As this generation came of age, there was an inherent desire to rebuff tradition and go against the bleak greys of their upbringing. Taking their cue from the likes of David Bowie and Roxy Music, the Blitz Kids created their own unique style that was gender bending, non-conforming and entirely free-spirited. And what resulted from this was a nightlife just as sexually free and abounding with drinking and drug use. 

Hegge does well not to drown TRAMPS! in nostalgia. His interview subjects, including Maybury, DJ Princess Julia, designer Judy Blame, dancer Les Child, and music producer and DJ Mark Moore, take a disarmingly honest look at their youth. One of the more amusing aspects of the film is contrasting the buttoned-up appearance of some of the interviewees with the debauched archival clips shown. It's a reminder that, for some, the party really did end — but for others, like artist Andrew Logan, that sense of whimsy and singularity still lives on. 
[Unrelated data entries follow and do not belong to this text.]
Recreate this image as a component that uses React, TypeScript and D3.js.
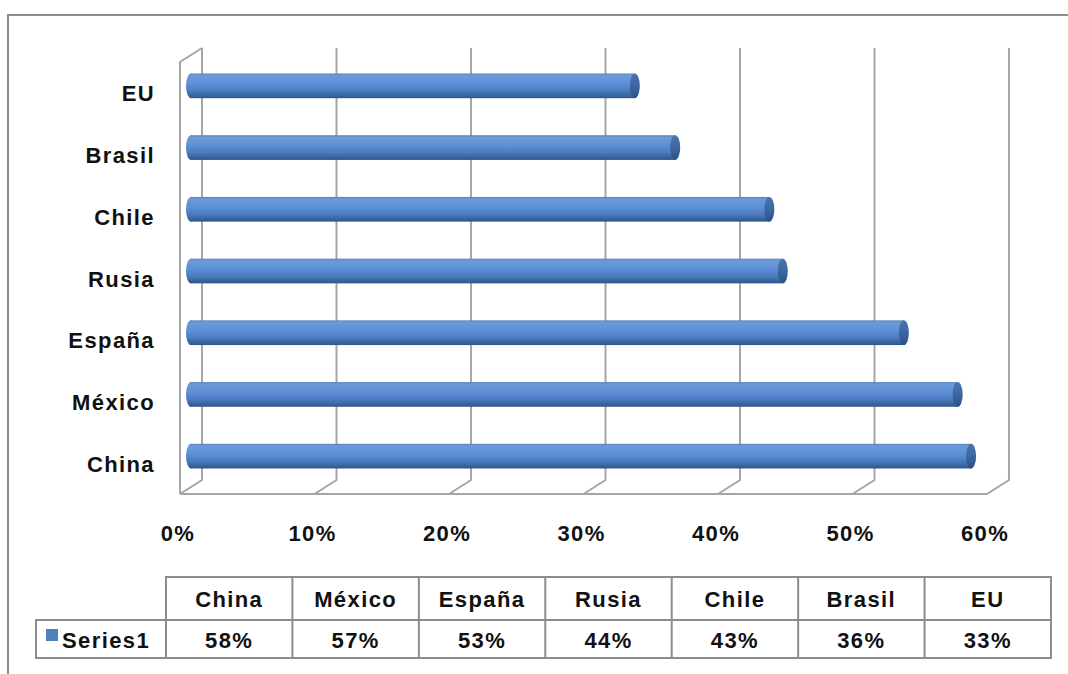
import React from "react";
import * as d3 from "d3";

const categories = ["China", "México", "España", "Rusia", "Chile", "Brasil", "EU"];
const values = [0.58, 0.57, 0.53, 0.44, 0.43, 0.36, 0.33];
const seriesName = "Series1";
const xTicks = [0, 0.1, 0.2, 0.3, 0.4, 0.5, 0.6];

const W = 1068;
const H = 674;
const FONT = "'Liberation Sans', Arial, sans-serif";
const GRID = "#a6a6a6";

export default function App() {
  const dx = 22;
  const dy = -14;
  const floorY = 494;
  const frontTop = 62;
  const xFront = d3.scaleLinear().domain([0, 0.6]).range([180, 987]);
  // bars sit at mid depth
  const yBand = d3
    .scaleBand<string>()
    .domain([...categories].reverse())
    .range([frontTop + dy / 2, floorY + dy / 2])
    .paddingInner(0.6)
    .paddingOuter(0.3);
  const barH = yBand.bandwidth();
  const fmt = d3.format(".0%");

  // table
  const tableLeft = 166;
  const colW = (1051 - 166) / categories.length;
  const rowTop = 577;
  const rowMid = 620;
  const rowBot = 658;
  const seriesLeft = 36;

  const textStyle = {
    fontFamily: FONT,
    fontWeight: 700,
    fontSize: 22,
    letterSpacing: 1.4,
    fill: "#111",
  } as const;

  return (
    <svg
      width={W}
      height={H}
      style={{ position: "absolute", left: 0, top: 0, background: "#fff" }}
    >
      <defs>
        <linearGradient id="cyl" x1="0" y1="0" x2="0" y2="1">
          <stop offset="0" stopColor="#5580bb" />
          <stop offset="0.08" stopColor="#6e9ad6" />
          <stop offset="0.4" stopColor="#5d90d8" />
          <stop offset="0.7" stopColor="#4c7cbf" />
          <stop offset="0.9" stopColor="#38639c" />
          <stop offset="1" stopColor="#2e5588" />
        </linearGradient>
        <linearGradient id="cap" x1="0" y1="0" x2="0" y2="1">
          <stop offset="0" stopColor="#4a74ad" />
          <stop offset="0.5" stopColor="#3c679f" />
          <stop offset="1" stopColor="#2b5184" />
        </linearGradient>
      </defs>

      {/* outer frame */}
      <path d={`M8,${H} L8,15 L${W},15`} fill="none" stroke="#8c8c8c" strokeWidth={2} />

      {/* walls and gridlines */}
      <g stroke={GRID} strokeWidth={2} fill="none">
        <path
          d={`M${xFront(0)},${floorY} L${xFront(0)},${frontTop} L${xFront(0) + dx},${frontTop + dy}`}
        />
        <line x1={xFront(0)} y1={floorY} x2={xFront(0.6)} y2={floorY} />
        {xTicks.map((t) => (
          <path
            key={t}
            d={`M${xFront(t) + dx},${frontTop + dy} L${xFront(t) + dx},${floorY + dy} L${xFront(t)},${floorY}`}
          />
        ))}
      </g>

      {/* bars */}
      {categories.map((c, i) => {
        const y = yBand(c)!;
        const x0 = xFront(0) + dx / 2;
        const x1 = xFront(values[i]) + dx / 2;
        return (
          <g key={c}>
            <rect x={x0} y={y} width={x1 - x0} height={barH} fill="url(#cyl)" />
            <ellipse cx={x0} cy={y + barH / 2} rx={5} ry={barH / 2} fill="url(#cyl)" />
            <ellipse cx={x1} cy={y + barH / 2} rx={5} ry={barH / 2} fill="url(#cap)" />
          </g>
        );
      })}

      {/* category labels */}
      {categories.map((c) => (
        <text
          key={c}
          x={155}
          y={yBand(c)! + barH / 2 + 8}
          textAnchor="end"
          dominantBaseline="central"
          style={textStyle}
        >
          {c}
        </text>
      ))}

      {/* x axis labels */}
      {xTicks.map((t) => (
        <text
          key={t}
          x={xFront(t) - 2}
          y={533}
          textAnchor="middle"
          dominantBaseline="central"
          style={textStyle}
        >
          {fmt(t)}
        </text>
      ))}

      {/* data table */}
      <g stroke="#8c8c8c" strokeWidth={2} fill="none">
        <rect x={tableLeft} y={rowTop} width={colW * categories.length} height={rowBot - rowTop} />
        <rect x={seriesLeft} y={rowMid} width={tableLeft - seriesLeft} height={rowBot - rowMid} />
        <line x1={tableLeft} y1={rowMid} x2={tableLeft + colW * categories.length} y2={rowMid} />
        {categories.map((c, i) =>
          i > 0 ? (
            <line
              key={c}
              x1={tableLeft + colW * i}
              y1={rowTop}
              x2={tableLeft + colW * i}
              y2={rowBot}
            />
          ) : null
        )}
      </g>
      {categories.map((c, i) => (
        <g key={c}>
          <text
            x={tableLeft + colW * (i + 0.5)}
            y={(rowTop + rowMid) / 2 + 1}
            textAnchor="middle"
            dominantBaseline="central"
            style={textStyle}
          >
            {c}
          </text>
          <text
            x={tableLeft + colW * (i + 0.5)}
            y={(rowMid + rowBot) / 2 + 1}
            textAnchor="middle"
            dominantBaseline="central"
            style={textStyle}
          >
            {fmt(values[i])}
          </text>
        </g>
      ))}
      <rect x={46} y={629} width={12} height={12} fill="#4f81bd" />
      <text x={62} y={(rowMid + rowBot) / 2 + 1} dominantBaseline="central" style={textStyle}>
        {seriesName}
      </text>
    </svg>
  );
}
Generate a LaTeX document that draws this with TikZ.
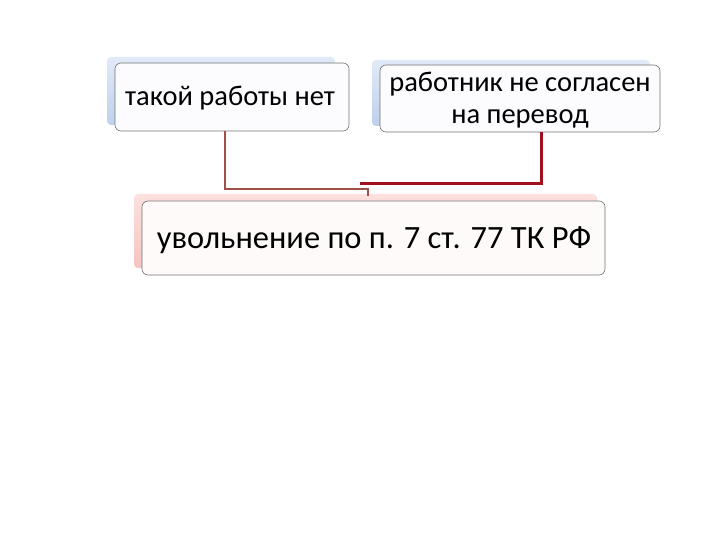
\documentclass[tikz,border=0pt]{standalone}
\usepackage{fontspec}
\setmainfont{Carlito}
\definecolor{bkblueA}{RGB}{225,234,248}
\definecolor{bkblueB}{RGB}{190,208,236}
\definecolor{bkredA}{RGB}{252,225,222}
\definecolor{bkredB}{RGB}{245,195,192}
\begin{document}
\begin{tikzpicture}[x=1pt,y=-1pt,
  back/.style={rounded corners=4pt, inner sep=0pt},
  front/.style={draw=black!55, line width=0.6pt, rounded corners=6pt, fill=white, inner sep=0pt},
  lbl/.style={align=center, inner sep=0pt}]
\useasboundingbox (0,0) rectangle (720,540);
% top-left box
\shade[back, top color=bkblueA, bottom color=bkblueB] (107,57) rectangle (335,125);
\draw[front, fill=blue!1] (115,63) rectangle (349,131);
\node[lbl, font=\fontsize{28.5}{32}\selectfont] (a) at (230,98) {такой работы нет};
\coordinate (abot) at (225,131);
% top-right box
\shade[back, top color=bkblueA, bottom color=bkblueB] (372,60) rectangle (650,126);
\draw[front, fill=blue!1] (380,65) rectangle (660,132);
\node[lbl, font=\fontsize{28.5}{32}\selectfont] (b) at (520,100) {работник не согласен\\на перевод};
\coordinate (bbot) at (541,132);
% bottom box
\shade[back, top color=bkredA, bottom color=bkredB] (134,194) rectangle (597,268);
\draw[front, fill=red!2] (142,201) rectangle (605,275);
\node[lbl, font=\fontsize{32.5}{36}\selectfont] (c) at (374,240) {увольнение по п. 7 ст. 77 ТК РФ};
\coordinate (ctop) at (368,196);
\coordinate (ctop2) at (360,184);
% connectors
\draw[draw={rgb,255:red,160;green,82;blue,74}, line width=1.8pt] (abot) |- (ctop |- 0,189) -- (ctop);
\draw[draw={rgb,255:red,160;green,16;blue,30}, line width=3pt] (bbot) |- (ctop2);
\end{tikzpicture}
\end{document}
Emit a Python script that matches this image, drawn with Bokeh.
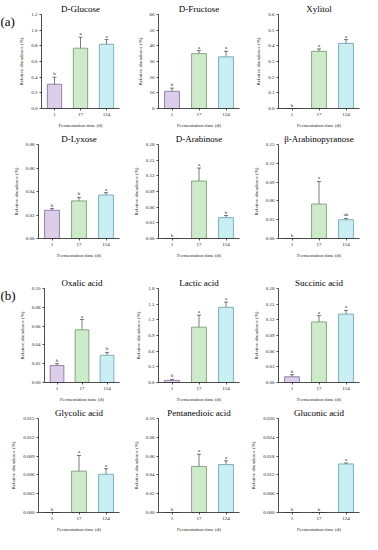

While the film primarily focuses on the joy and freedom of the era, a somber note is hit as TRAMPS! moves into the late '80s and early '90s when the AIDS epidemic reached its peak. A difficult topic for many to discuss, Hegge's subjects recounted the many lives lost during this time: nightclub promoter Scarlett Cannon gives a conservative estimate of losing a dozen friends a year to the disease, while Maybury laments the many queer voices of the movement lost. 

For many, this was when the club lights turned on and they went home. The countless lives lost refocused their perspective and changed their priorities, with their joy and appreciation for the good times still treasured. 

TRAMPS! ends with the interviewees considering the current state of affairs and the youth of today. Rather refreshingly, they unanimously acknowledge that their coming-of-age could never happen today: London is too expensive and consumerism is too rampant. The necessity of art being a job has destroyed creativity — but, paradoxically, what else can young artists do?

Hegge's film isn't so much a time capsule of a golden punk era as it is a portrait of a rare moment in modern history where art, identity and circumstances came together to create a beautiful pivot in British society. TRAMPS! is an honest look at an extraordinary time in London's history when great change was in the air. It's a beautiful love letter to those who affected the change and the lives lost in the process.